Précisons enfin que Total n’intervient pas seulement dans les énergies renouvelables mais expose une définition plus large de son ambition : les énergies bas carbone. Selon leur définition, cela représente le gaz naturel, les énergies renouvelables, le stockage de l’énergie, l’efficacité énergétique, les biocarburants et le captage et la valorisation du CO2 solide. C’est pour cela d’une part que les acquisitions des dernières années sont autant diversifiées et que d’autre part, le groupe pourra facilement atteindre ses objectifs en mêlant des technologies matures et des technologies en puissance.
L’EIA est clair sur l’objectif de route de l’énergie mondiale et prévoit que 30% du mix énergétique sera consacré aux énergies renouvelables d’ici 2040, dans vingt ans. Pour le moment, Total intervient au travers de vingt-trois projets répartis dans quatre zones géographiques dans le monde. On peut mettre en avant son projet de centrale solaire concentrée à Shams (Émirats Arabes Unis), qui permettra de fournir de l’électricité à vingt mille personnes ou encore le développement du site de La Mède en France pour la production de biocarburant. Enfin, plus activement, le développement de panneaux solaires sur toutes les stations essences du groupe est prévu et est en cours de déploiement via la filiale Total Quadran. Total ne manque plus de ressources et ses acquisitions renforcent son tissu d’activité en France et dans le monde. Pour confirmer ses objectifs, le groupe financera bientôt son développement à hauteur de trois milliards d’euros par an (1.5% du CA).

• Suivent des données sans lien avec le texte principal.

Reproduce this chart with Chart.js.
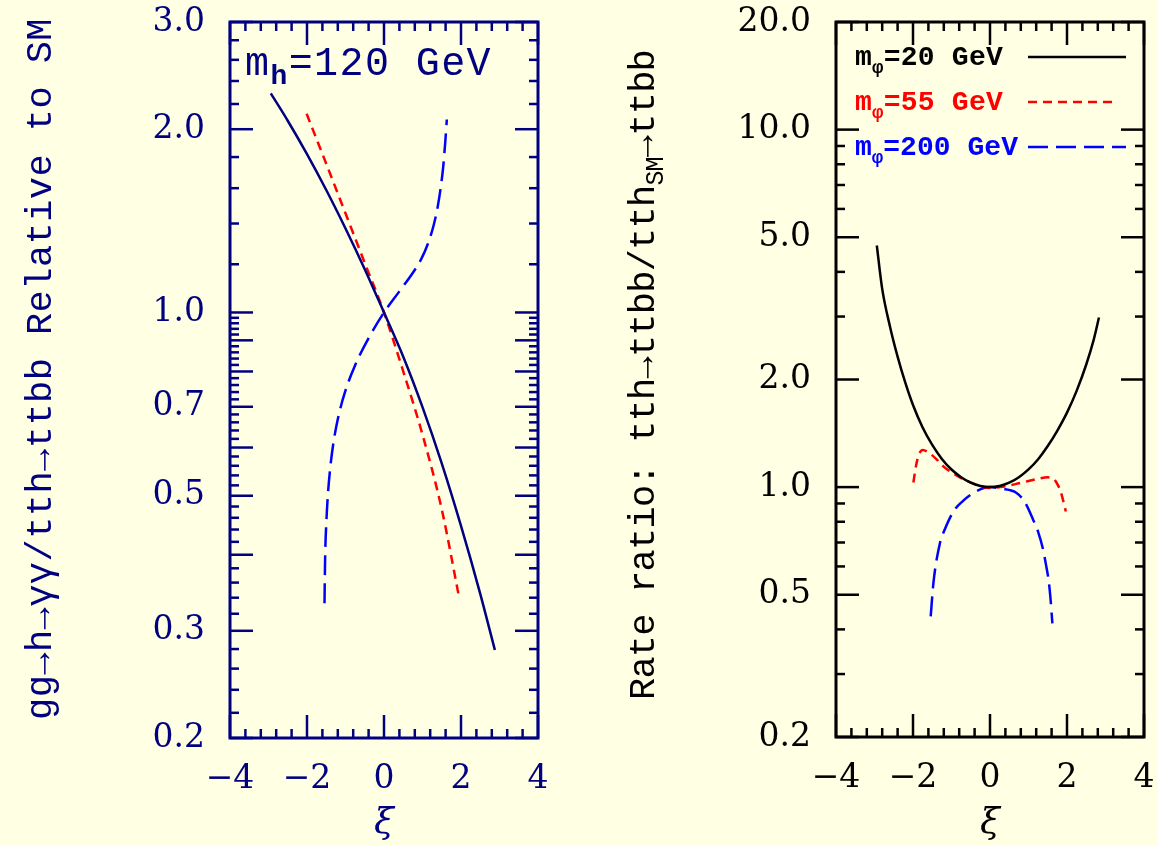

La stratégie de Total se base sur une externalisation des procédés pour acquérir les ressources de la chaine de production et ainsi améliorer la compréhension de la logistique globale. Améliorer son réseau et ses projets augmente considérablement les frais de fonctionnement de l’entreprise mais sa vision globale lui fait remarquer les goulets d’étranglement et les opportunités à saisir. Dans les années qui suivent, Total va continuer d’acquérir ce savoir-faire pour en tirer un plus grand bénéfice commun.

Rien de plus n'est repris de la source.